INPUT MATRIX: There are $N$ students in class, but only a subset of them attend class each day. If student $id_i$ is in class on day $Q$, the teacher records on a sheet the date and the student ID. So if the student has been in class 10 times, the teacher has ten rows of recorded data for the student with two columns: column one is the student ID, and column two is the date on which the student was in class. Suppose there were 50 students, who on average attended exactly 10 classes each during the semester, this means we have 10⋅50 rows of data, with differing numbers of rows for each student. This is the input matrix for this function here.
Assume that each row of the input matrix has unique id/time combinations. Will only keep unique rows.
OUTPUT MATRIX: Now we want to generate a new dataframe, where each row is a date, and each column is a student. The values in the new dataframe shows, at the $Q^th$ day, how many classes student $i$ has attended so far. The following results is also in a REconTools Function. This is shown as df outputed by this function generated below.

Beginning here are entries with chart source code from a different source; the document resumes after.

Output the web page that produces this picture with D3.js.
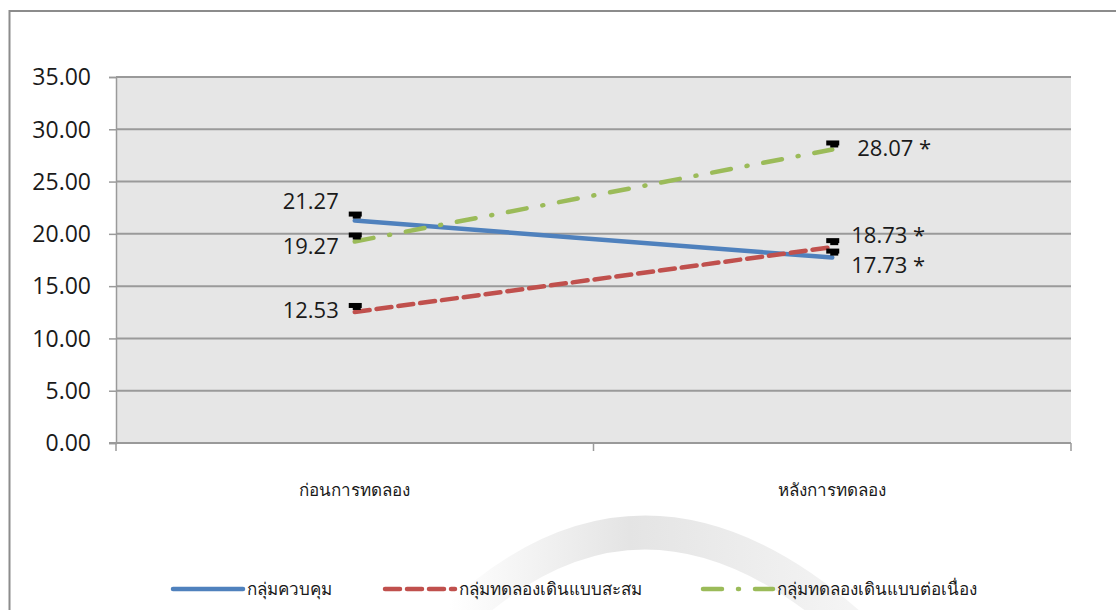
<!DOCTYPE html>
<html>
<head>
<meta charset="utf-8">
<script src="https://cdn.jsdelivr.net/npm/d3@7"></script>
<style>
  body { margin: 0; background: #fff; }
  text { font-family: "Open Sans", "Noto Sans", "DejaVu Sans", sans-serif; fill: #1a1a1a; }
  .thai { font-family: "Tahoma", "Noto Sans", "DejaVu Sans", sans-serif; }
</style>
</head>
<body>
<div id="chart"></div>
<script>
// chart data
const categories = ['ก่อนการทดลอง', 'หลังการทดลอง']
const seriesNames = ['กลุ่มควบคุม', 'กลุ่มทดลองเดินแบบสะสม', 'กลุ่มทดลองเดินแบบต่อเนื่อง']
const controlValues = [21.27, 17.73]
const cumulativeValues = [12.53, 18.73]
const continuousValues = [19.27, 28.07]
const pointLabels = [['21.27', '17.73 *'], ['12.53', '18.73 *'], ['19.27', '28.07 *']]
const yTicks = [0, 5, 10, 15, 20, 25, 30, 35]

// label nudges (dx, dy) per series, per category
const labelOffsets = [
    [[-16, -19], [19, 8]],
    [[-16, -1], [19, -12]],
    [[-16, 5], [25, -1]]
]

const width = 1116
const height = 610
const plot = { left: 116, right: 1071, top: 77, bottom: 443 }

const svg = d3.select('#chart')
    .append('svg')
    .attr('width', width)
    .attr('height', height)

// faint watermark arc behind the legend
const grad = svg.append('defs').append('linearGradient')
    .attr('id', 'wm')
    .attr('x1', '0%').attr('x2', '100%').attr('y1', '0%').attr('y2', '0%')
grad.append('stop').attr('offset', '0%').attr('stop-color', '#ffffff')
grad.append('stop').attr('offset', '45%').attr('stop-color', '#e4e4e4')
grad.append('stop').attr('offset', '100%').attr('stop-color', '#f4f4f4')

svg.append('path')
    .attr('d', 'M450,625 Q640,440 850,625')
    .attr('fill', 'none')
    .attr('stroke', 'url(#wm)')
    .attr('stroke-width', 34)

// outer chart border (runs off the right and bottom of the picture)
svg.append('rect')
    .attr('x', 9.5)
    .attr('y', 11)
    .attr('width', 1130)
    .attr('height', 640)
    .attr('fill', 'none')
    .attr('stroke', '#8c8c8c')
    .attr('stroke-width', 2)

const xScale = d3.scaleBand()
    .domain(categories)
    .range([plot.left, plot.right])
    .padding(0)

const yScale = d3.scaleLinear()
    .domain([0, 35])
    .range([plot.bottom, plot.top])

// plot area background
svg.append('rect')
    .attr('x', plot.left)
    .attr('y', plot.top)
    .attr('width', plot.right - plot.left)
    .attr('height', plot.bottom - plot.top)
    .attr('fill', '#e6e6e6')

// y axis with gridlines
const yAxis = svg.append('g')
    .attr('transform', `translate(${plot.left}, 0)`)
    .call(d3.axisLeft(yScale)
        .tickValues(yTicks)
        .tickSize(7)
        .tickPadding(18)
        .tickFormat(d3.format('.2f')))

yAxis.select('.domain').attr('stroke', '#9a9a9a').attr('stroke-width', 1.5)
yAxis.selectAll('.tick line').attr('stroke', '#9a9a9a').attr('stroke-width', 1.5)
yAxis.selectAll('.tick text')
    .attr('font-size', '23px')
    .attr('fill', '#1a1a1a')
    .attr('dy', '0.34em')

svg.append('g')
    .selectAll('line')
    .data(yTicks.filter(d => d > 0))
    .enter()
    .append('line')
    .attr('x1', plot.left)
    .attr('x2', plot.right)
    .attr('y1', d => yScale(d))
    .attr('y2', d => yScale(d))
    .attr('stroke', '#9a9a9a')
    .attr('stroke-width', 2)

// x axis: baseline, category boundary ticks and labels
svg.append('line')
    .attr('x1', plot.left - 7)
    .attr('x2', plot.right)
    .attr('y1', plot.bottom)
    .attr('y2', plot.bottom)
    .attr('stroke', '#9a9a9a')
    .attr('stroke-width', 2)

const boundaries = categories.map(c => xScale(c)).concat([xScale.range()[1]])
svg.append('g')
    .selectAll('line')
    .data(boundaries)
    .enter()
    .append('line')
    .attr('x1', d => d)
    .attr('x2', d => d)
    .attr('y1', plot.bottom)
    .attr('y2', plot.bottom + 8)
    .attr('stroke', '#9a9a9a')
    .attr('stroke-width', 1.5)

svg.append('g')
    .selectAll('text')
    .data(categories)
    .enter()
    .append('text')
    .attr('class', 'thai')
    .attr('x', d => xScale(d) + xScale.bandwidth() / 2)
    .attr('y', 496)
    .attr('text-anchor', 'middle')
    .attr('font-size', '17px')
    .text(d => d)

// series
const colors = ['#4f81bd', '#c0504d', '#9bbb59']
const dashes = [null, '15 7', '19 16 1 16']
const allSeries = [controlValues, cumulativeValues, continuousValues]
const cx = c => xScale(c) + xScale.bandwidth() / 2

const line = d3.line()
    .x((d, i) => cx(categories[i]))
    .y(d => yScale(d))

svg.append('g')
    .selectAll('path')
    .data(allSeries)
    .enter()
    .append('path')
    .attr('fill', 'none')
    .attr('stroke', (d, i) => colors[i])
    .attr('stroke-width', 4.5)
    .attr('stroke-linecap', 'round')
    .attr('stroke-dasharray', (d, i) => dashes[i])
    .attr('d', d => line(d))

// small black markers sitting just above each point
allSeries.forEach(values => {
    values.forEach((v, i) => {
        const x = cx(categories[i])
        const y = yScale(v)
        svg.append('rect')
            .attr('x', x - 6)
            .attr('y', y - 9)
            .attr('width', 13)
            .attr('height', 5)
            .attr('fill', '#000')
        svg.append('rect')
            .attr('x', x - 2)
            .attr('y', y - 5)
            .attr('width', 8)
            .attr('height', 3)
            .attr('fill', '#000')
    })
})

// data labels
allSeries.forEach((values, s) => {
    values.forEach((v, i) => {
        const off = labelOffsets[s][i]
        svg.append('text')
            .attr('x', cx(categories[i]) + off[0])
            .attr('y', yScale(v) + off[1])
            .attr('dy', '0.34em')
            .attr('text-anchor', i === 0 ? 'end' : 'start')
            .attr('font-size', '22px')
            .text(pointLabels[s][i])
    })
})

// legend
const legendX = [173, 385, 703]
const legendY = 589
const legend = svg.append('g')
    .selectAll('g')
    .data(seriesNames)
    .enter()
    .append('g')
    .attr('transform', (d, i) => `translate(${legendX[i]}, ${legendY})`)

legend.append('line')
    .attr('x1', 0)
    .attr('x2', 70)
    .attr('y1', 0)
    .attr('y2', 0)
    .attr('stroke', (d, i) => colors[i])
    .attr('stroke-width', 4.5)
    .attr('stroke-linecap', 'round')
    .attr('stroke-dasharray', (d, i) => dashes[i])

legend.append('text')
    .attr('class', 'thai')
    .attr('x', 74)
    .attr('y', 0)
    .attr('dy', '0.36em')
    .attr('font-size', '17px')
    .text(d => d)
</script>
</body>
</html>
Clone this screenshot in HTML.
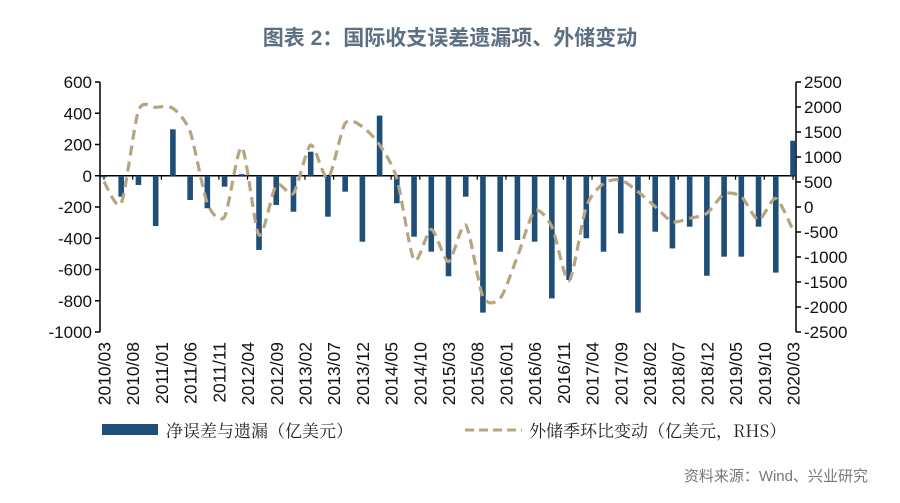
<!DOCTYPE html>
<html><head><meta charset="utf-8"><style>
html,body{margin:0;padding:0;background:#fff;}
svg text{font-family:"Liberation Sans","Noto Sans CJK SC",sans-serif;}
</style></head><body>
<svg id="chart" width="900" height="498" viewBox="0 0 900 498" xmlns="http://www.w3.org/2000/svg">
<text x="450" y="45" text-anchor="middle" font-size="21" font-weight="bold" fill="#5d7083">图表 2：国际收支误差遗漏项、外储变动</text>
<g id="grid"></g>
<g id="bars"></g>
<path id="line" fill="none" stroke="#b8a57f" stroke-width="3.2" stroke-dasharray="10,6"/>
<g id="xlabels"></g>
<g>
<rect x="102" y="424" width="56" height="11" fill="#1f4e79"/>
<text x="166" y="437" font-size="17" fill="#222" style="font-family:'Noto Serif CJK SC',serif">净误差与遗漏（亿美元）</text>
<line x1="465" y1="430" x2="522" y2="430" stroke="#b8a57f" stroke-width="3" stroke-dasharray="9,5"/>
<text x="529" y="437" font-size="17" fill="#222" style="font-family:'Noto Serif CJK SC',serif">外储季环比变动（亿美元，RHS）</text>
</g>
<text x="868" y="481" text-anchor="end" font-size="15" fill="#777">资料来源：Wind、兴业研究</text>
</svg>
<script>
const quarters = ["2010/03","2010/06","2010/09","2010/12","2011/03","2011/06","2011/09","2011/12","2012/03","2012/06","2012/09","2012/12","2013/03","2013/06","2013/09","2013/12","2014/03","2014/06","2014/09","2014/12","2015/03","2015/06","2015/09","2015/12","2016/03","2016/06","2016/09","2016/12","2017/03","2017/06","2017/09","2017/12","2018/03","2018/06","2018/09","2018/12","2019/03","2019/06","2019/09","2019/12","2020/03"];
const errorsOmissions = [-10,-134,-59,-322,297,-155,-208,-70,10,-475,-187,-230,154,-262,-102,-422,385,-176,-390,-486,-643,-134,-876,-486,-411,-422,-785,-667,-400,-486,-369,-876,-358,-465,-326,-640,-518,-518,-326,-620,224];
const reserveChange = [507,73,1927,1993,1973,1507,73,-193,1193,-560,440,273,1240,573,1673,1607,1240,573,-1060,-447,-1093,-360,-1793,-1827,-993,-80,-393,-1473,7,473,540,307,7,-293,-227,-127,260,207,-260,173,-460];
const leftTicks = [600,400,200,0,-200,-400,-600,-800,-1000];
const rightTicks = [2500,2000,1500,1000,500,0,-500,-1000,-1500,-2000,-2500];
const xLabels = ["2010/03","2010/08","2011/01","2011/06","2011/11","2012/04","2012/09","2013/02","2013/07","2013/12","2014/05","2014/10","2015/03","2015/08","2016/01","2016/06","2016/11","2017/04","2017/09","2018/02","2018/07","2018/12","2019/05","2019/10","2020/03"];

const NS="http://www.w3.org/2000/svg";
const L=100,R=796,T=82,B=332;
const yL=v=>T+(600-v)/1600*(B-T);
const yR=v=>T+(2500-v)/5000*(B-T);
const monthIdx=s=>{const [y,m]=s.split("/").map(Number);return (y-2010)*12+(m-3);};
const xM=i=>104+i*(793-104)/120;
function mk(tag,attrs,parent){const e=document.createElementNS(NS,tag);for(const k in attrs)e.setAttribute(k,attrs[k]);parent.appendChild(e);return e;}
const grid=document.getElementById("grid");
let e;
e=mk("line",{x1:L,y1:T,x2:L,y2:B,stroke:"#000","stroke-width":1.5},grid);


e=mk("line",{x1:R,y1:T,x2:R,y2:B,stroke:"#000","stroke-width":1.5},grid);


leftTicks.forEach(v=>{
  mk("line",{x1:L-5,y1:yL(v),x2:L,y2:yL(v),stroke:"#000","stroke-width":1.5},grid);
  const t=mk("text",{x:L-8,y:yL(v)+6,"text-anchor":"end","font-size":17,fill:"#111"},grid);
  t.textContent=v;
  
  
});
rightTicks.forEach(v=>{
  mk("line",{x1:R,y1:yR(v),x2:R+5,y2:yR(v),stroke:"#000","stroke-width":1.5},grid);
  const t=mk("text",{x:R+8,y:yR(v)+6,"text-anchor":"start","font-size":17,fill:"#111"},grid);
  t.textContent=v;
  
  
});
const bars=document.getElementById("bars");
quarters.forEach((q,i)=>{
  const x=xM(monthIdx(q)),v=errorsOmissions[i];
  const y0=yL(0),y1=yL(v);
  const r=mk("rect",{x:x-2.8,y:Math.min(y0,y1),width:5.6,height:Math.abs(y1-y0),fill:"#1f4e79"},bars);
  
  
});
e=mk("line",{x1:L,y1:yL(0),x2:R,y2:yL(0),stroke:"#000","stroke-width":1.5},grid);


const xl=document.getElementById("xlabels");
xLabels.forEach(s=>{
  const x=xM(monthIdx(s));
  mk("line",{x1:x,y1:yL(0),x2:x,y2:yL(0)+4,stroke:"#000","stroke-width":1.2},grid);
  const t=mk("text",{transform:`translate(${x+6.5},342) rotate(-90)`,"text-anchor":"end","font-size":17.5,fill:"#111"},xl);
  t.textContent=s;
  
  
});
const pts=quarters.map((q,i)=>[xM(monthIdx(q)),yR(reserveChange[i])]);
let d=`M${pts[0][0]},${pts[0][1]}`;
for(let i=0;i<pts.length-1;i++){
  const p0=pts[Math.max(0,i-1)],p1=pts[i],p2=pts[i+1],p3=pts[Math.min(pts.length-1,i+2)];
  const k=8;
  const c1=[p1[0]+(p2[0]-p0[0])/k,p1[1]+(p2[1]-p0[1])/k];
  const c2=[p2[0]-(p3[0]-p1[0])/k,p2[1]-(p3[1]-p1[1])/k];
  d+=` C${c1[0]},${c1[1]} ${c2[0]},${c2[1]} ${p2[0]},${p2[1]}`;
}
document.getElementById("line").setAttribute("d",d);
</script>
</body></html>
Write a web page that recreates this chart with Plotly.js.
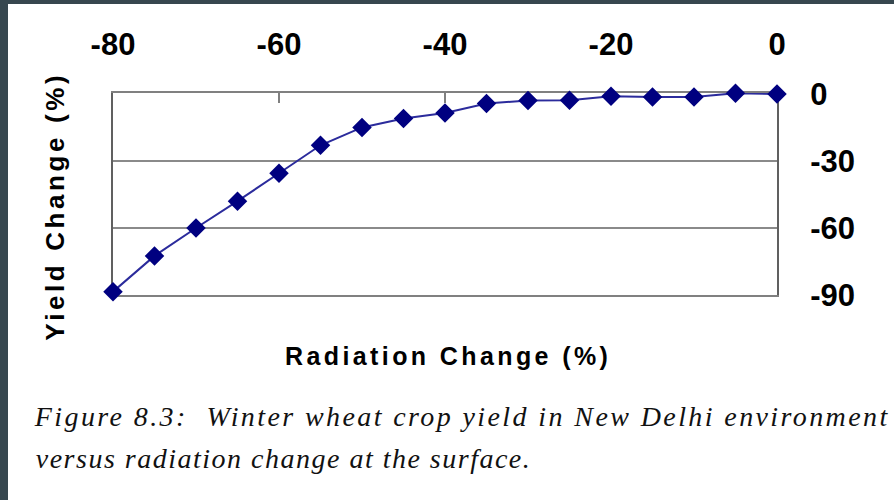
<!DOCTYPE html>
<html>
<head>
<meta charset="utf-8">
<script src="https://cdn.plot.ly/plotly-3.0.1.min.js"></script>
<style>
html, body { margin: 0; padding: 0; background: #37474f; width: 894px; height: 500px; overflow: hidden; }
#chart { position: absolute; left: 8px; top: 4px; width: 886px; height: 496px; background: #ffffff; }
#chart g.annotation[data-index="0"] text { letter-spacing: 3.6px; }
#chart g.annotation[data-index="1"] text { letter-spacing: 3.4px; }
#chart g.annotation[data-index="2"] text { letter-spacing: 2.4px; }
#chart g.annotation[data-index="3"] text { letter-spacing: 1.5px; }
</style>
</head>
<body>
<div id="chart"></div>
<script>
// Data
const radiationChange = [-80, -75, -70, -65, -60, -55, -50, -45, -40, -35, -30, -25, -20, -15, -10, -5, 0];
const yieldChange = [-88.5, -72.5, -60, -48, -35.5, -23, -15, -11, -8.5, -4.3, -3, -2.8, -1, -1.4, -1.4, 0.3, 0];
const xTickValues = [-80, -60, -40, -20, 0];
const yTickValues = [0, -30, -60, -90];
const xTitle = "Radiation Change (%)";
const yTitle = "Yield Change (%)";
const captionLine1 = "Figure 8.3:  Winter wheat crop yield in New Delhi environment";
const captionLine2 = "versus radiation change at the surface.";

const trace = {
  x: radiationChange,
  y: yieldChange,
  type: "scatter",
  mode: "lines+markers",
  line: { color: "#2b2b9c", width: 2 },
  marker: { symbol: "diamond", size: 15, color: "#000080" },
  cliponaxis: false,
  hoverinfo: "x+y"
};

const tickFont = { family: "Liberation Sans, Arial, sans-serif", size: 31, color: "#000", weight: "bold" };

const layout = {
  width: 886,
  height: 496,
  margin: { l: 105, r: 117, t: 89, b: 205 },
  paper_bgcolor: "#ffffff",
  plot_bgcolor: "#ffffff",
  showlegend: false,
  xaxis: {
    side: "top",
    range: [-80, 0],
    tickvals: xTickValues,
    ticktext: xTickValues.map(String),
    ticks: "inside",
    ticklen: 10,
    tickwidth: 2,
    tickcolor: "#808080",
    showline: true,
    linecolor: "#808080",
    linewidth: 2,
    mirror: true,
    showgrid: false,
    zeroline: false,
    layer: "below traces",
    tickfont: tickFont,
    ticklabelstandoff: 24
  },
  yaxis: {
    side: "right",
    range: [-90, 0.4],
    tickvals: yTickValues,
    ticktext: yTickValues.map(String),
    ticks: "",
    showline: true,
    linecolor: "#606060",
    linewidth: 2,
    mirror: true,
    showgrid: true,
    gridcolor: "#8a8a8a",
    gridwidth: 2,
    zeroline: false,
    layer: "below traces",
    tickfont: tickFont,
    ticklabelstandoff: 25
  },
  annotations: [
    {
      text: yTitle, xref: "paper", yref: "paper",
      x: -0.0875, y: 0.44, xanchor: "center", yanchor: "middle",
      textangle: -90, showarrow: false,
      font: { family: "Liberation Sans, Arial, sans-serif", size: 26, color: "#000", weight: "bold" }
    },
    {
      text: xTitle, xref: "paper", yref: "paper",
      x: 0.505, y: -0.30, xanchor: "center", yanchor: "middle",
      showarrow: false,
      font: { family: "Liberation Sans, Arial, sans-serif", size: 25, color: "#000", weight: "bold" }
    },
    {
      text: "<i>" + captionLine1 + "</i>", xref: "paper", yref: "paper",
      x: 0.527, y: -0.60, xanchor: "center", yanchor: "middle",
      showarrow: false,
      font: { family: "Liberation Serif, serif", size: 28, color: "#111" }
    },
    {
      text: "<i>" + captionLine2 + "</i>", xref: "paper", yref: "paper",
      x: 0.257, y: -0.81, xanchor: "center", yanchor: "middle",
      showarrow: false,
      font: { family: "Liberation Serif, serif", size: 28, color: "#111" }
    }
  ]
};

Plotly.newPlot("chart", [trace], layout, { displayModeBar: false, staticPlot: true });
</script>
</body>
</html>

This function is useful beyond the roster example. It is used in the optimal allocation problem as well. There are individual recipients of allocation, and each can receive some Q units of allocations. Given total resources available, what is the sequence in which allocation should be given to each. The input dataframe has two columns, the ID of each individual, and the queue rank for a particular allocation for this individual. Expanding to wide gives us a new df where each row is each additional unit of aggregate allocation available, and each column is a different individual. The values says at the current level of overall resources how many units of resources go to each of the individual.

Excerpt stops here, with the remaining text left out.